O atestado de óbito do Ártico está assinado. Nas próximas duas décadas, a região, pelo menos na forma como ela é conhecida hoje, deixará de existir. Por causa do aquecimento global, uma reação em cadeia já é percebida todos os anos na região, afirmaram especialistas em ciência polar reunidos ontem em Chicago, na 175ª Reunião Anual da AAAS (Associação Americana para o Avanço da Ciência).
Nada indica, dizem eles, que se trate de um mero ciclo passageiro. A temperatura na região norte do globo pode aumentar em até 7 C até o meio deste século. "Teremos um verão sem gelo no Ártico em 2030 ou antes disso", calcula Mark Serreze, da Universidade de Colorado (Boulder). Segundo o pesquisador, o que tem acontecido recentemente em toda a área já pode ser explicado pela ciência.

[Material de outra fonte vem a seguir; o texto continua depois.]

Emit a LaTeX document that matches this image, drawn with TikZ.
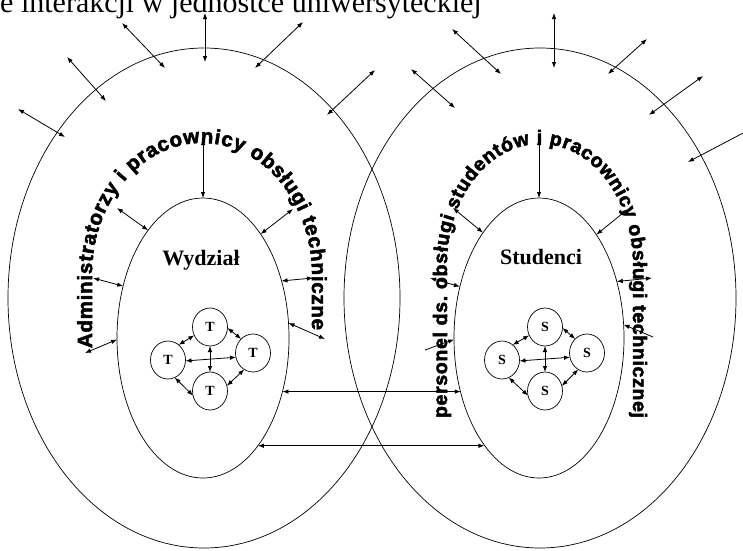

Enquanto o ar próximo à superfície marinha aquece, causando o derretimento da camada de gelo sobre o mar -e também sobre a terra-, o oceano Atlântico, que também está mais quente, tem jogado esse calor para o norte.
A consequência é que esquenta tanto por cima quanto por baixo, explica Serreze. E isso é que tem causado a diminuição do gelo em toda a região, com números recordes nos últimos verões principalmente. Com menos gelo, a preocupação com uma certa ocupação da região ártica também deve aumentar, disse Serreze durante sua conferência.
Para ele, pode aumentar não apenas a navegação em toda a área -e nos últimos anos algumas rotas antes bloqueadas por gelo ficaram navegáveis- como a exploração de petróleo. E, sobre isso, também existem vários projetos em curso, principalmente nos Estados Unidos.
Todo cuidado é importante, disse o cientista, porque na verdade o "Ártico está mais quente em todas as estações do ano, não apenas no verão". A questão, se passa pelo problema do urso-polar e de toda a fauna, é muito mais ampla que isso, disse Serreze. "Já temos problema de erosão costeira em algumas zonas. Sem gelo, o vento movimenta mais a água."
Ciclo de carbonoA mudança de comportamento registrada em todo o Ártico é tão crítica, na visão do pesquisador, que o ciclo de carbono também pode ser drasticamente alterado. Com o calor, a tendência é que toda a matéria orgânica congelada no solo do Ártico libere o carbono para a atmosfera.
"Toda a região que antes ficava coberta de gelo está sendo exposta dez dias antes do previsto e ficando sem gelo até nove dias depois do esperado", disse na conferência Matt Sturm, do Laboratório de Pesquisa e Engenharia de Regiões Frias do Exército dos EUA.
Segundo o especialista, essa alteração tem significados importantes para a tundra ártica, ecossistema formado por uma vegetação bastante rasteira, alimentada principalmente pela água do degelo.
"O que está ocorrendo é um aumento da quantidade de vegetação arbustiva na tundra, por causa do aquecimento", afirma Sturm. Segundo ele, além dessa mudança de vegetação, existe outra em andamento por motivo idêntico.
A probalidade de uma mesma área da floresta boreal queimar aumentou em mais de 30%, disse o especialista. O resultado dessas queimadas, e do aumento de matéria vegetal sobre toda a região ártica, também vai alterar o ciclo da carbono, segundo Sturm.
O pesquisador, por morar no Alasca, tem também outra preocupação. "Todas essas mudanças afetam o ecossistema, mas também alteram a vida das pessoas que moram no Ártico." Existem aproximadamente 4 milhões de pessoas que vivem na região hoje.